Until recently, biometric technology was not a part of our daily lives, but was relegated to sci-fi flicks — too futuristic-seeming to comprehend being used in our lifetime beyond specialized applications in law enforcement, government, defense, and enterprises. While it’s not new, the technology only reached widespread adoption in the past 10 to 12 years, with multiple innovations targeting the mobile platform. Mobile phones brought to the forefront one of the biggest pain points in technology: remembering, forgetting, and recalling passwords. Biometrics provides a password the user never has to remember and is always available when needed.
In 2013, Apple introduced fingerprint recognition in the iPhone to make unlocking as simple as touching the front button. This opened the floodgates for biometrics, with the rest of the industry introducing the same on their own flagship smartphones. In 2015, Fujitsu/NTT DOCOMO introduced iris recognition in their smartphones in Japan, as an alternative to fingerprints, to allow a user to unlock the phone with just a look. Other companies, including Microsoft, HP, and Samsung, also added iris recognition to smartphones, and many other vendors have products in the pipeline.
And now, as in many other mobile experiences, biometrics is coming to a connected car near you.

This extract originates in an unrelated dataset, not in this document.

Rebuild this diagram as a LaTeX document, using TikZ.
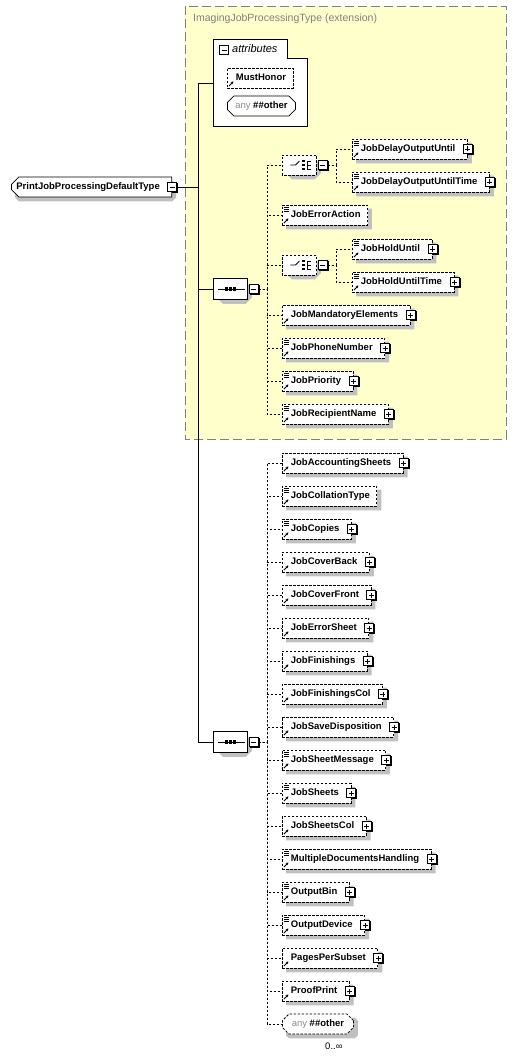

In the connected car, different biometric technologies work better than others for various applications. Fingerprint recognition is naturally suited for cases in which the user touches some part of the vehicle: opening the door, starting the ignition, etc. Iris recognition is more appropriate in situations where a touchless interaction is more desirable.
Biometric driver authentication
The primary use case for biometric technology in cars is driver identification and authentication, which opens up new possibilities for interesting applications beyond vehicle security. With an increase in popularity of ride-sharing services, biometric technologies provide a way to authenticate the various users sharing the vehicle. The same is applicable in the case of fleets, where only authorized drivers should be driving a fleet vehicle.
Also, Uber and other similar services have to guard the safety of their passengers. A key aspect is guaranteeing that the registered and verified driver is the person driving the vehicle. Iris recognition integrated in rear-view mirrors provides a way to ensure only an authorized driver is indeed driving the vehicle at all times.
In addition to transportation services, payment services are also starting to use iris authentication. Mobile payment systems such as Apple Pay, Samsung Pay, and Google Wallet are already linked with credit cards, and mobile phones are being used in place of credit cards at payment terminals. An automobile can work in the same way. Once the car is connected to a payment system, biometric technologies can execute cashless payments at gas stations, coffee shops, and other drive-through stores, as well as in-car payments for purchases made via ecommerce or other sites accessed in the car.
The auto insurance industry is also rapidly moving towards using biometric driver authentication by applying premium rates specific to the driver driving the vehicle, based on the history and characteristics of the driver. Such an approach is expected to significantly benefit the safe driver who today pays premiums based on alternative approaches that take drivers of all profile into account. With iris-enabled rearview mirrors, a driver can be continuously identified and authenticated, ensuring the appropriate insurance rates are applied. This will make sure a new teenage driver has a different rate than more experienced drivers, even when they use the same car.
Personalization and autopilot-like alert
Biometric technologies can also be used for an effortless and more pleasing in-cabin personalization: setting the music, maps, and call history based on the preferences of the particular driver.
Iris recognition technology can also improve safety by monitoring drivers’ eye movements for drowsiness and distraction. In autonomous vehicles of the future, such a system can not only alert the driver but also activate the autonomous mode to drive the vehicle to safety, if so configured by the driver.
Connected cars are bringing drivers more convenience and entertainment, but they come with security and safety issues. Biometric technologies such iris, fingerprint, and voice recognition can help drivers navigate a safer and more user-friendly driving experience.